John Crowley's fate is uncannily similar. His most famous fantasy Little, Big is also available in Masterworks, but the very fine tetralogy he's producing right now is currently invisible over here. Book one, Aegypt, had British editions in the late 1980s; the sequels Love and Sleep and (published 2000) Daemonomania appeared only in America. I had to make a special trip to Florida for a signed copy of the latter ...

This transatlantic divide also annoys British author Brian Stableford, who lives just down the road from me. His far-ranging SF sequence about the bioengineered abolition of death – whose titles include Inherit the Earth, Architects of Emortality and The Fountains of Youth – seems to be doing very nicely from Tor Books in New York. The reviews are consistently enthusiastic, and there's even talk of movie options. But British publishers won't touch it.
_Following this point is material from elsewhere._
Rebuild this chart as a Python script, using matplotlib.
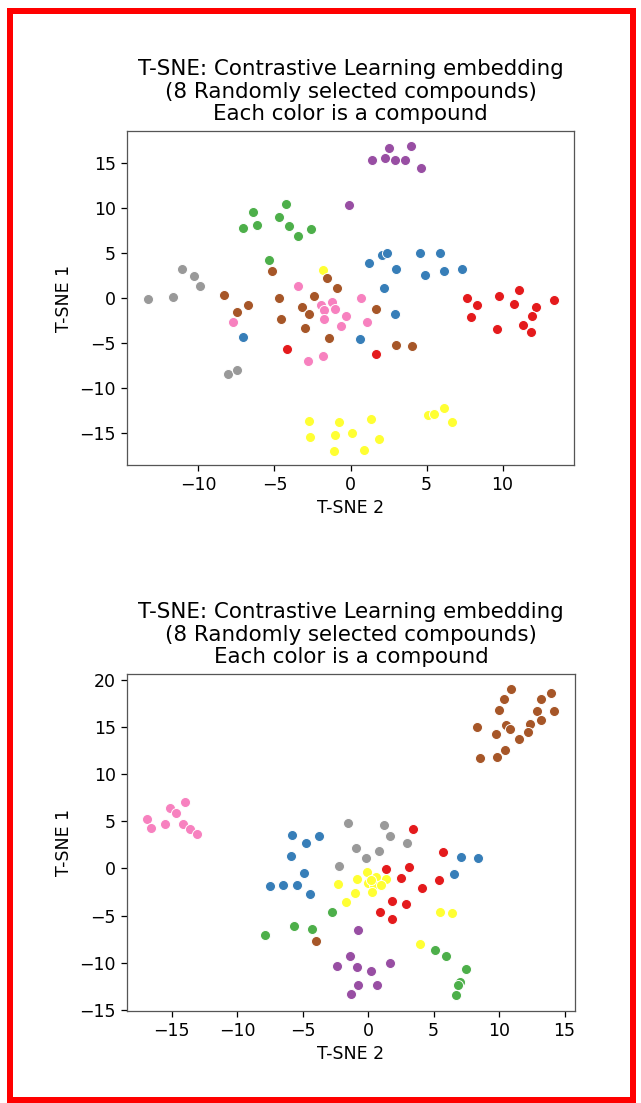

Authors always whinge about publishers being dominated by accountants who look only at the bottom line. Even idealistic editors have to worry about selling the books they love to their own firm's marketing people, who are quite capable of sabotaging the prospects of anything they dislike. It happened to me once, despite strong support from the enthusiastic editor who'd bought the book.
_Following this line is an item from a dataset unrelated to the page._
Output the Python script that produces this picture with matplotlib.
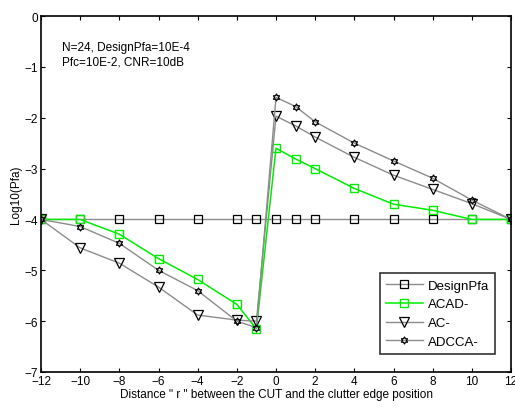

The next obstacles are the book distributors with their dread database software, judging new novels by the sales of the author's previous work. If the current system had been in place in the 1980s, it's possible that Terry Pratchett's breakthrough book The Colour of Magic might never have appeared. "The database says his first novel The Carpet People sank without trace and the SF books that followed didn't do a lot better. Let's not take a chance on this dodgy proposition."

Which is why some authors now try to relaunch their careers with brand-new identities, hoping to escape the curse of database prejudgment. British readers have probably never heard of Dave Wolverton, a midlist SF author in the USA. When at last he came up with a blockbuster fantasy that seemed a candidate for the big time, it was released in 1998 under a brand-new name with no existing track record: The Sum of All Men by David Farland, a surname redolent of fantasy ...

Did it work? "Farland" got best-seller promotion (the book was pretty good), but some expert onlookers consider the whole thing is mostly superstition – a floundering attempt to do voodoo with the magic of true names. Dave Wolverton seemed a little bit ratty when my own SF newsletter Ansible revealed his secret identity, but it was hardly a top-security issue. For a start, the title The Sum of All Men had appeared among "other books by the same author" in a Wolverton SF novel.

Another US author who had a similar relaunch was Megan Lindholm, whose streetwise 1986 fantasy Wizard of the Pigeons still has a cult following but whose career later seemed to get bogged down. Exit Megan Lindholm, pursued by a royalty statement; enter Robin Hobb, author of six whopping volumes beginning with Assassin's Apprentice in 1995. It seems to be working for her.

Now I'm planning my own novelistic comeback with a hard-hitting military SF series under the subtle pseudonym Rambo Nukefist, plus a sequence of ethereal fairy tales as Galadriel Moonshadow Starborn. Or maybe, to avoid being crudely obvious, those names would work better the other way around.


David Langford already tried re-inventing himself with a brand-new image as Dave Langford, but no one seemed to notice.